The red birds, on the other hand, inevitably tolerate dissent by spreading themselves thin. This may be unavoidable given the widely separated support bases of the left. In the absence of murderers like Stalin who they merely worship but are unable to emulate in democratic India, the top leaders are also held in check by the politburo system. One man to negotiate, another to be CM, yet another to be heir-apparent, and still another to ensure a healthy dose of capitalism. Is it any wonder that Basu's candidacy got shot down? But let's give the boys credit where it's due; in most other parties, Basu's opposite number would have expelled the obstacles to his/her ambitions.

Whether Sharad Pawar's new group draws support from enough others to keep him a prominent player is beside the point. As is the issue of how the Sonia Congress will perform. Ultimately, for those of us interested in political reform, the key question is whether the people of India can exert sufficient pressure on their elected leaders that the process of doing so naturally brings forth some tolerance for intra-party disputes.
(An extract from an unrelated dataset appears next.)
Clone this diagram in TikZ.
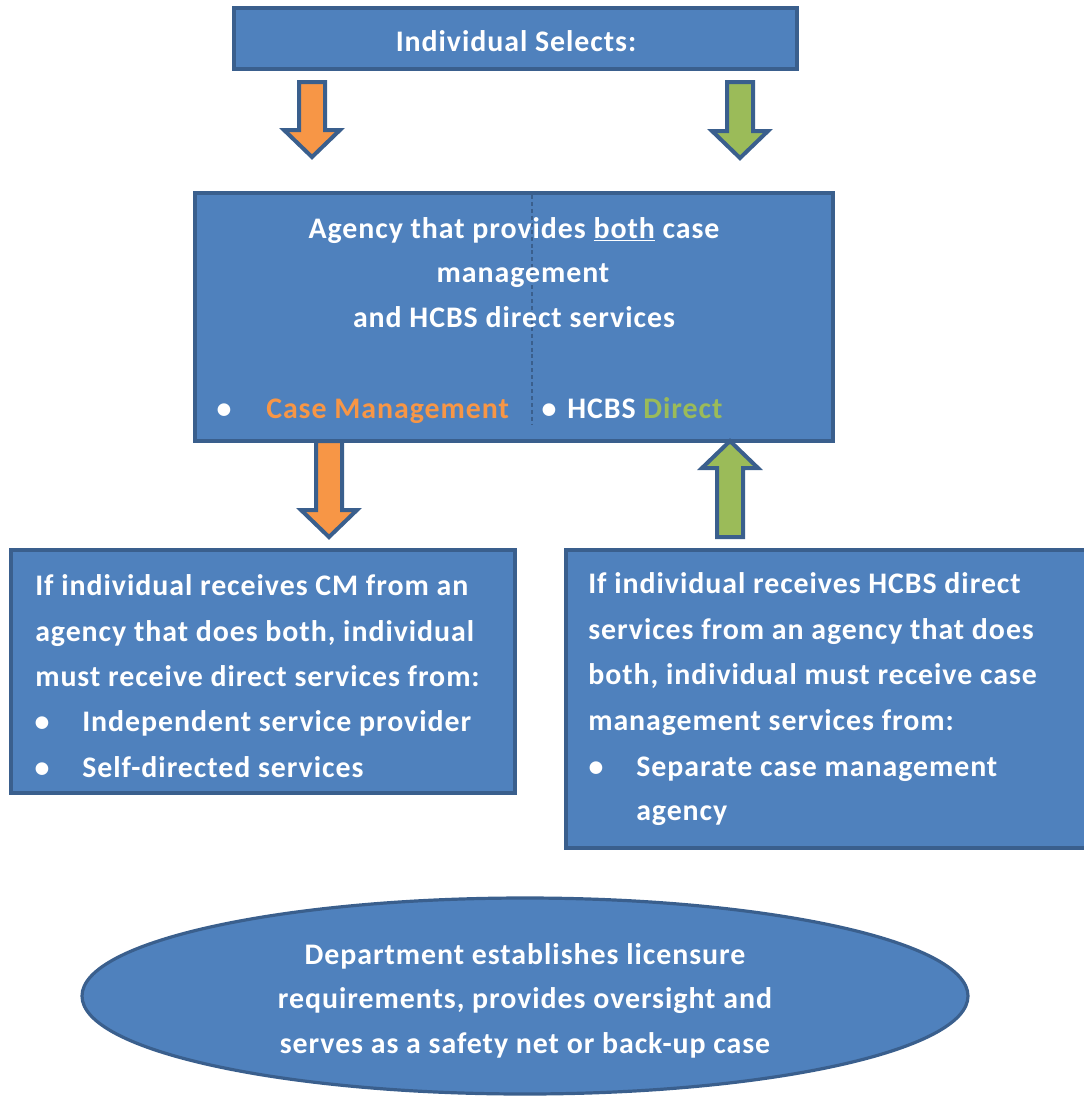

Otherwise, we can have more endless rounds of splintered DMKs, still more Dals, and every kind of Yadav, allegedly joined at the hip in the Fifty Second Front.

We need to ask ourselves and those who represent us, repeatedly and endlessly, how contrary opinion is to be handled. How shall we find merit in the arguments of those who espouse ideas different from our own? How can we ensure that we are not blinded by the arrogance of our thinking? Lasting solutions to our political problems will continue to avoid every political party until ideological togetherness can be cemented by tolerance for those who raise their voices in dissent, and an honest examination of the ideas in those voices.

The Expulsions Raj is an idea whose time never should have come in the first place. That it appears to be perennial is worrisome.